When you want to retrieve the cached values, you would run XRANGE with the COUNT argument set to the number of chunks that make up a result page for your interface. So, if you want to get the first page of four items you would run:

> XRANGE listcache - + COUNT 2
1) 1) "0-1"
   2) 1) "123"
      2) "{ \"Red Belt\", ... }"
      3) "456"
      4) "{ \"Yellow Belt\", ... }"
2) 1) "0-2"
   2) 1) "789"
      2) "{ \"Blue Belt\", ... }"
      3) "012"
      4) "{ \"Purple Belt\", ... }"

To get the second page of 4 items, you’ll need to provide a lower bound Stream ID incremented by 1, in our case, the lower bound would be 0-2.

> XRANGE listcache 0-3 + COUNT 2
1) 1) "0-3"
   2) 1) "345"
      2) "{ \"Black Belt\", ... }"
      3) "678"
      4) "{ \"Red Boa\", ... }"
2) 1) "0-4"
   2) 1) "901"
      2) "{ \"Yellow Boa\", ... }"
      3) "234"
      4) "{ \"Green Belt\", ... }"

This does provide a computational complexity advantage over Sorted Sets or Lists as XRANGE is effectively O(1) in this use, but there are a few things to keep in mind:

  • XREVRANGE can be used reversal, however this will only reverse the order of the “chunks”. Inside each chunk you’ll need to reverse the order in application logic which should be relatively trivial.
  • Seeking to different parts of the list is “free” if you manually set the Stream IDs linearly, so chunk 1 is Stream ID 0-1, chunk 2 is Stream ID 0-2 and so on.
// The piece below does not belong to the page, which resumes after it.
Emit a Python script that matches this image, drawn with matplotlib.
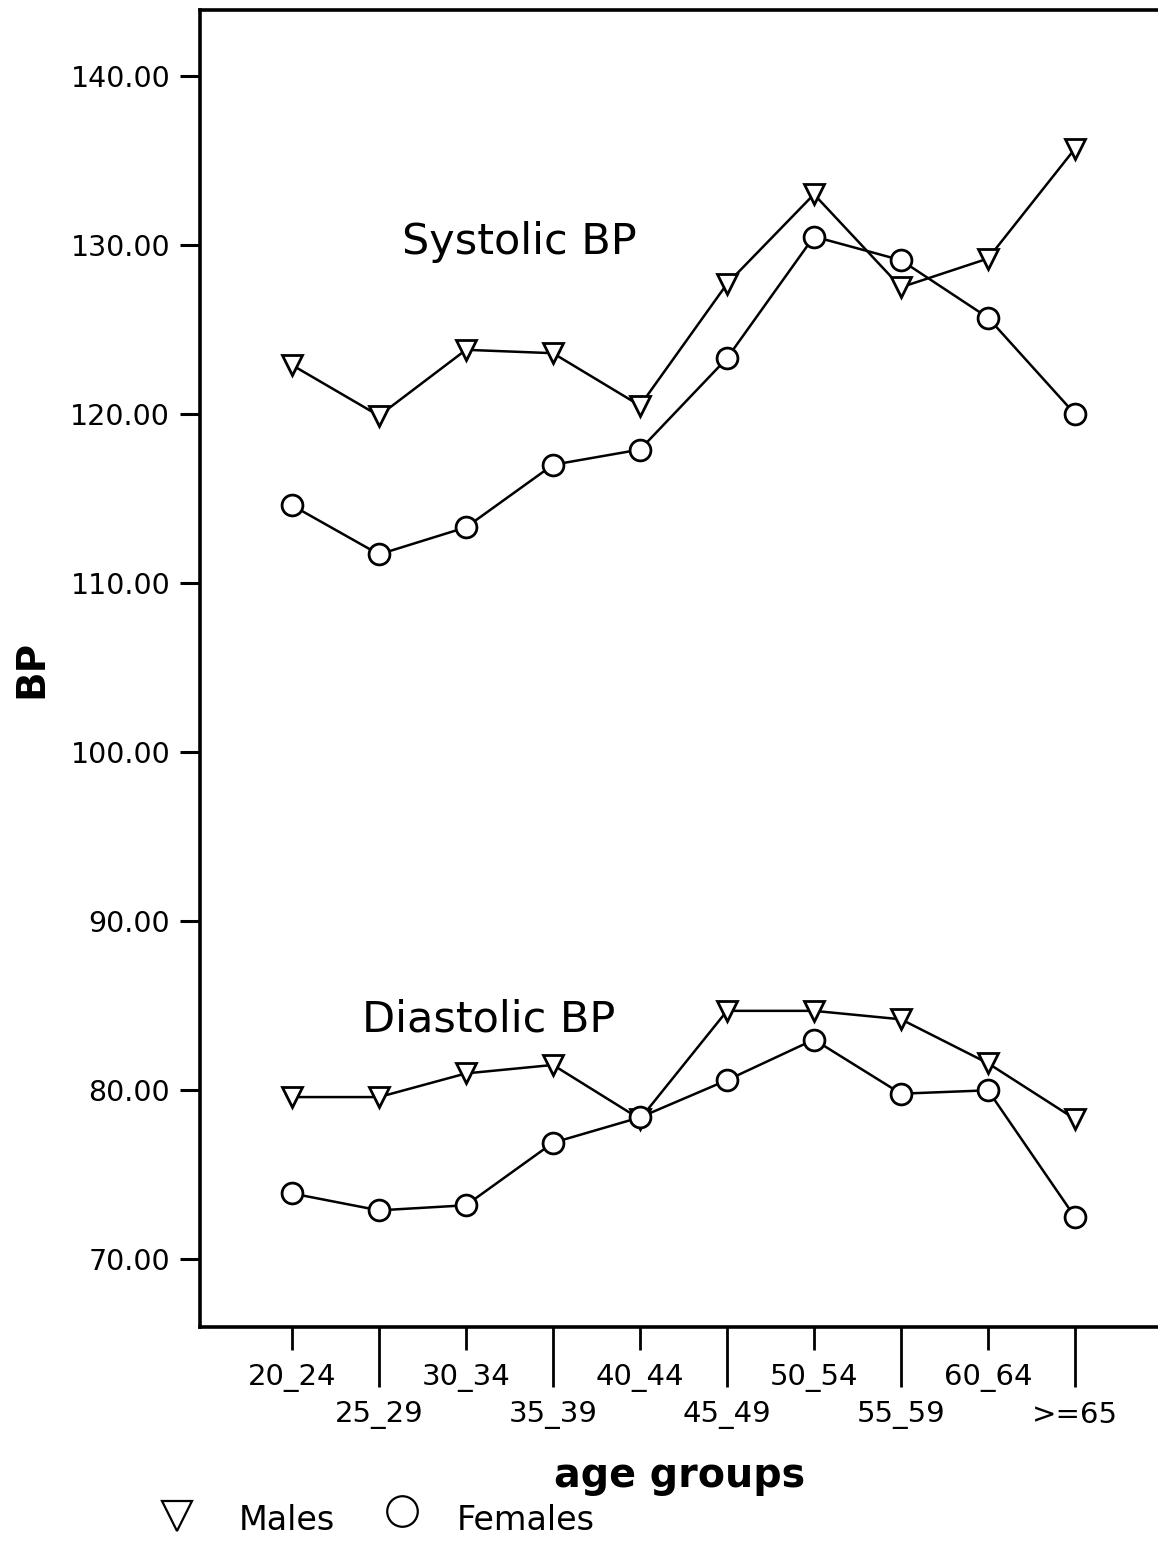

Note that you have to do this starting with 1 instead of 0 since you can’t add a Stream entry at 0-0

Like any key, you can use expiry to manage how long the Stream stays around. An example of how this can be done is in stream-row-cache.

I hope this post gives you some additional context on how Streams really work and how you can leverage these largely unknown properties of Streams in your applications.